**TASK GOAL:** Skipping all pictures, set down the lines of the listing from the first through the one with "import * as".

**DATA SHOWN:**
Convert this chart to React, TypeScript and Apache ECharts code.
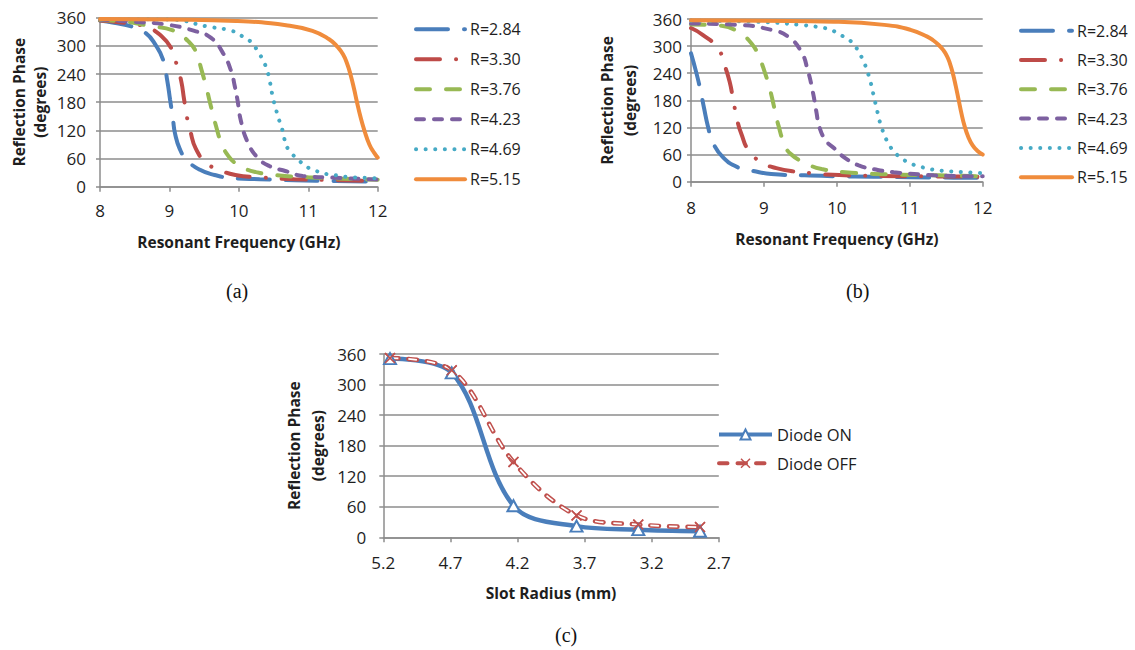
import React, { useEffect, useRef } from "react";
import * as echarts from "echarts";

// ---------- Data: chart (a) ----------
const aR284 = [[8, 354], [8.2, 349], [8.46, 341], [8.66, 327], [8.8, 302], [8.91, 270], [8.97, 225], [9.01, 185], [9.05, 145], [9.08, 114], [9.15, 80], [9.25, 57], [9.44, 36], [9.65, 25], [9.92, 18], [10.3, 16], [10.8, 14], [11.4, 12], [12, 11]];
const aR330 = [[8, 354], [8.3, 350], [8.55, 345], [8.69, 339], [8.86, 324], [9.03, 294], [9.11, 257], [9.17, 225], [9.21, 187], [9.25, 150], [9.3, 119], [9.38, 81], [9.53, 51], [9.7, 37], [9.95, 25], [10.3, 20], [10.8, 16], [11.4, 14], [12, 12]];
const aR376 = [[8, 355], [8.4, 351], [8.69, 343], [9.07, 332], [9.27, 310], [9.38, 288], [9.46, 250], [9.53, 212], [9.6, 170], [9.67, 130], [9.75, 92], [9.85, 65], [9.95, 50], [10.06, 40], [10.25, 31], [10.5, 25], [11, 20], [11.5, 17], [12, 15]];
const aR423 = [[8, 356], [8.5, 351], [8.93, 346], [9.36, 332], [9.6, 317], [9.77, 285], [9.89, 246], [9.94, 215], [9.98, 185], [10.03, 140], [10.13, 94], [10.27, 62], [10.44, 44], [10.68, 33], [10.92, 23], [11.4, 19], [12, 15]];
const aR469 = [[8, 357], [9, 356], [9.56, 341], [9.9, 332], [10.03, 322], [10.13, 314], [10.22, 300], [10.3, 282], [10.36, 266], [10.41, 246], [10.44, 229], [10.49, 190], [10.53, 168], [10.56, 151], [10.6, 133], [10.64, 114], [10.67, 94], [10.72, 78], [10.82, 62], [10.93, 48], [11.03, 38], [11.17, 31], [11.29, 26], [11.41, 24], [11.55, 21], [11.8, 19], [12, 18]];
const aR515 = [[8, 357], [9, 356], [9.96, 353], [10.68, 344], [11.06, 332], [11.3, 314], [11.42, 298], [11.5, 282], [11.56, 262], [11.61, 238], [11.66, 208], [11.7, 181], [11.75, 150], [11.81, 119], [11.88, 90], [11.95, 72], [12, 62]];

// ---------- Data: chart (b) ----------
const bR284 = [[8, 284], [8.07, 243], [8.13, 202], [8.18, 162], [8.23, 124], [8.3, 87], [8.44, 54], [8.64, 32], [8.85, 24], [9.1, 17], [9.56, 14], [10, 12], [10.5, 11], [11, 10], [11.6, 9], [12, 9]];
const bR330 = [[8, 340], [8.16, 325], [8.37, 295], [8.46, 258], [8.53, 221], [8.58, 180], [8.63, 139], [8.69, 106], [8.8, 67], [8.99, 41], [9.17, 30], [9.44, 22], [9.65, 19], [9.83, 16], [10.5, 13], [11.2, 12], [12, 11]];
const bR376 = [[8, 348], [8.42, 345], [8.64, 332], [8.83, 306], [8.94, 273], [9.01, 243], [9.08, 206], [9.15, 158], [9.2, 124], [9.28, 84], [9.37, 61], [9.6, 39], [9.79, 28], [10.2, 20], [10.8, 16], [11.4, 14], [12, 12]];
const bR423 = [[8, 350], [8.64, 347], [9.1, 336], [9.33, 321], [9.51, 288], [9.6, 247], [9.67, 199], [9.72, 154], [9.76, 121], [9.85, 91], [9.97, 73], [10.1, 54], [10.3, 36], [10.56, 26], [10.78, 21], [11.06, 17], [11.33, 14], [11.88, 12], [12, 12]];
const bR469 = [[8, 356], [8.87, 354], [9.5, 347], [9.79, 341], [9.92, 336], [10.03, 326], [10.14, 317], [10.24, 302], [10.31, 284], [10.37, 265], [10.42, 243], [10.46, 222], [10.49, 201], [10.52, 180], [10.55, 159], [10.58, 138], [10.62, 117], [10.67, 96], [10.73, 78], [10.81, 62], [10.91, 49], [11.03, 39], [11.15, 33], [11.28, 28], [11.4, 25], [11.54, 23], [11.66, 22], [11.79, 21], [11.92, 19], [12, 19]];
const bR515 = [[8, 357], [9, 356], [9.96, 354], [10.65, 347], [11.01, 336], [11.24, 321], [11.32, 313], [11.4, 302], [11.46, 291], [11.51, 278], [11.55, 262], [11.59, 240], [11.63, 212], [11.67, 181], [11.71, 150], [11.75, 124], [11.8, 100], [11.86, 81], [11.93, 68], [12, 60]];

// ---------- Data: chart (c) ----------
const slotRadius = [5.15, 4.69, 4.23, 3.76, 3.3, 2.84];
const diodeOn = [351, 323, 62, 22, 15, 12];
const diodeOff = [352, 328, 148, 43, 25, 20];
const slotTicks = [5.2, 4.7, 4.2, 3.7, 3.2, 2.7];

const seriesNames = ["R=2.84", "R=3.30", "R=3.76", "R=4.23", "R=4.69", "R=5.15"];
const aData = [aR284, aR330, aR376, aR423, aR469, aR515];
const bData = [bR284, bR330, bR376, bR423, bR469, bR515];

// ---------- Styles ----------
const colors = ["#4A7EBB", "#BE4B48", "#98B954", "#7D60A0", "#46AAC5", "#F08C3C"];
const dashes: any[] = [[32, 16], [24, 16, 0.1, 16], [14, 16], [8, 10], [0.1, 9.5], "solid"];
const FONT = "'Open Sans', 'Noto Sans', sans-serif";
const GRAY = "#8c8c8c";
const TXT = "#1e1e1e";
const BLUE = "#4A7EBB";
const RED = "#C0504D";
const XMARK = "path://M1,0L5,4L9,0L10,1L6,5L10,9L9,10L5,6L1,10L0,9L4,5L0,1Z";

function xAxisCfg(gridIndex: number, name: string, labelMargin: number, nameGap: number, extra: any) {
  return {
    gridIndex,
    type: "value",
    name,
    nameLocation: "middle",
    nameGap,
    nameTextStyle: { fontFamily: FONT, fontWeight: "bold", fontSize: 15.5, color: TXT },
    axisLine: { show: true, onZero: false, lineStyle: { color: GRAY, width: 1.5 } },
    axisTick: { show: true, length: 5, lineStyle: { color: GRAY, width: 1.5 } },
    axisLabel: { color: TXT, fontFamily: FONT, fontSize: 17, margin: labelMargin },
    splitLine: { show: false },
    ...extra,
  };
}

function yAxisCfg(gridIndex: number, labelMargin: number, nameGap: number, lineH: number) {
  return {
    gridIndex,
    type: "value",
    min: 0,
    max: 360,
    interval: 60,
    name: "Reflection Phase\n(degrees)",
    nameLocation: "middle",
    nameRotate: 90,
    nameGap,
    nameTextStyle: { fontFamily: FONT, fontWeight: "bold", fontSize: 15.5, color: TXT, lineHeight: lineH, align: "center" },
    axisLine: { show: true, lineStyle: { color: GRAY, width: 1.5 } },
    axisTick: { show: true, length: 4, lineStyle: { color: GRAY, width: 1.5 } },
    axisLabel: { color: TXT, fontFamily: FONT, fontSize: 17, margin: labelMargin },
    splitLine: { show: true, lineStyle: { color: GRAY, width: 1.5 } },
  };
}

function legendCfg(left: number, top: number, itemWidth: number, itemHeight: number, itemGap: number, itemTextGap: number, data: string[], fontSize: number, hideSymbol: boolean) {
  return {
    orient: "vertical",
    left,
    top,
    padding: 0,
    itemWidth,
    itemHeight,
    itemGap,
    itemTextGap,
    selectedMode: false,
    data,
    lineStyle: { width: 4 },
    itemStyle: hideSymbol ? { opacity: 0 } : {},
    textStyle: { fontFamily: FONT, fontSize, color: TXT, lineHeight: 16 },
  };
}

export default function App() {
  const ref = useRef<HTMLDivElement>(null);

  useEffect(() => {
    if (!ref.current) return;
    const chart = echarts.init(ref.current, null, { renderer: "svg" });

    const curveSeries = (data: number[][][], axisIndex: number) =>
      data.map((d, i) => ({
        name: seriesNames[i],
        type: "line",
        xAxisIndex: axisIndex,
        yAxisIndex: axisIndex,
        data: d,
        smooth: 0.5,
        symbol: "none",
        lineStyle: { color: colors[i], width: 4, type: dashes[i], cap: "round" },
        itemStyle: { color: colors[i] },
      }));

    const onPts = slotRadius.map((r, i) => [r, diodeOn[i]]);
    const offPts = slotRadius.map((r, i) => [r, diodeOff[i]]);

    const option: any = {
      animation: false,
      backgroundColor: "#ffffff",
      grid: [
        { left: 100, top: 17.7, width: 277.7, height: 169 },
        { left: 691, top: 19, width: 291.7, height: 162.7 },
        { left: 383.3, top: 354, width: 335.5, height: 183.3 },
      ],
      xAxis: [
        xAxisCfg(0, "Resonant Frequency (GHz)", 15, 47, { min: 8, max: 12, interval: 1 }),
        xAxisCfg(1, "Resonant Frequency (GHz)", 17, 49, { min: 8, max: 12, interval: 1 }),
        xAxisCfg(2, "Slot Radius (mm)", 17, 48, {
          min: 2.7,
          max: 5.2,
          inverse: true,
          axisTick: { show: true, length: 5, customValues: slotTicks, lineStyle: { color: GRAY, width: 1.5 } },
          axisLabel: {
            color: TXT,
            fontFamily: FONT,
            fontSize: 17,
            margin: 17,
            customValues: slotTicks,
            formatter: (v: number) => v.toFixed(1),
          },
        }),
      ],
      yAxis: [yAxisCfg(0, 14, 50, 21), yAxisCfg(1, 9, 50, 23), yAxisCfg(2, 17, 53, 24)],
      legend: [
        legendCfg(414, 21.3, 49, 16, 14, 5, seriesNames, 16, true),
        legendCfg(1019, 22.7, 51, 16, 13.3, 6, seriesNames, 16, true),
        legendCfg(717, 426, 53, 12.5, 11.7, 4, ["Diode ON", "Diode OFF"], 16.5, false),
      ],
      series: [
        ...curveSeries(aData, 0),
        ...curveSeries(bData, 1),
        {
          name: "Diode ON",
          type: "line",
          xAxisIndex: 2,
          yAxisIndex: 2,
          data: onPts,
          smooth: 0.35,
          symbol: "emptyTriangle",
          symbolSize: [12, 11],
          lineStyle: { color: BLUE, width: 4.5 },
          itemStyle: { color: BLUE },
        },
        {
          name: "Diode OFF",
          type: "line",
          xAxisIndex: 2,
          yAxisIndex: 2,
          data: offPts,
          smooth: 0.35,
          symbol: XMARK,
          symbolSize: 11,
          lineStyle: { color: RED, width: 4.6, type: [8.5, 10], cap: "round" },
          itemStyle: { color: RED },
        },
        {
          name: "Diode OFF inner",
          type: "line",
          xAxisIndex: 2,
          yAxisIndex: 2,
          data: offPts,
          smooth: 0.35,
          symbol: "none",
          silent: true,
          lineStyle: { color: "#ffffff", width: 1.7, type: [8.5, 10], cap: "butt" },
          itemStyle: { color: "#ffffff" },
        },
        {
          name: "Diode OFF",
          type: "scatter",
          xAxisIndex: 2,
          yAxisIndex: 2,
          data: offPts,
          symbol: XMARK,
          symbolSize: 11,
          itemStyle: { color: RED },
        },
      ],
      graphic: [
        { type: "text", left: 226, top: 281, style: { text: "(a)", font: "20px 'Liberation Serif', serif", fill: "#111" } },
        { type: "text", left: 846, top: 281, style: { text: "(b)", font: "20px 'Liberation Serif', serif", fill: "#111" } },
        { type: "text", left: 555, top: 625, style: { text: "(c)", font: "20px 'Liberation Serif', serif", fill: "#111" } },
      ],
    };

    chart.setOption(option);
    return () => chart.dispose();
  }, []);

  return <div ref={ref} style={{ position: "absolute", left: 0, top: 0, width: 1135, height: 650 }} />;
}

**SOLUTION TO THIS EXERCISE:**
Convert this chart to React, TypeScript and Apache ECharts code.
import React, { useEffect, useRef } from "react";
import * as echarts from "echarts";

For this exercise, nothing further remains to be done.